Una de las obligaciones de un Estado democrático digno de ese nombre es mantener el orden público y hacer cumplir la ley. Y precisamente se denominan Estados fallidos los que no son capaces de hacerlo. Renunciar a mantener el orden público y hacer cumplir la ley, como hizo el Gobierno de Rodríguez Zapatero en la Puerta del Sol, conculca gravemente los derechos de los ciudadanos, por ejemplo los derechos de los vecinos, de los comerciantes de la zona y de sus clientes, y el derecho de todos a la libre circulación y la libertad de movimientos. No en vano Max Weber nos recordó que solo el Estado puede reclamar con éxito el monopolio de la violencia legítima en un territorio. Lo demás o es terrorismo o es mafia o es delincuencia varia. Quien asiste a una manifestación ilegal, o sea, a una algarada callejera sabe a lo que se expone. Y no puede alegar ignorancia.

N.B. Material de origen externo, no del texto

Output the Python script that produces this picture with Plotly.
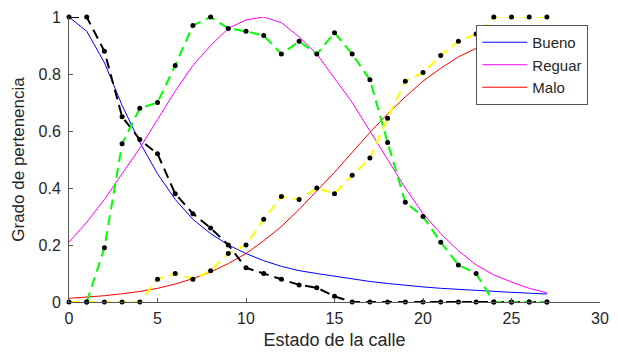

En su análisis de las disfunciones de la democracia, Schumpeter alertó sobre la tendencia de los Gobiernos a adoptar políticas con beneficios a corto plazo y costes a medio. Los beneficios serán disfrutados inmediatamente por el Gobierno de que se trate, mientras los costes serán soportados por su sucesor. Fue lo que hizo Rodríguez Zapatero. Un ciudadano que cobra cuatrocientos euros o un cheque-bebé, un ciudadano al que aumentan el sueldo o rebajan los impuestos estará encantado, y no se parará a pensar que ese aparente beneficio momentáneo que recibe contribuirá a hundir al país a medio plazo y, en consecuencia, a él mismo. El largo plazo cuenta menos (las pensiones, por citar un caso), porque, como le gustaba decir a Keynes, en el largo plazo todos habremos muerto.

En una democracia representativa -la única posible- la calle es de todos, y la oposición se ejerce en el Parlamento sobre ideas,
programas y políticas. Ningún partido democrático es descalificado por sus ideas, programas o políticas. Y la alternancia en el poder es un principio irrenunciable y sustantivo. Porque democracia solo hay una, y a los que no respetan sus principios y reglas los encontramos en la calle.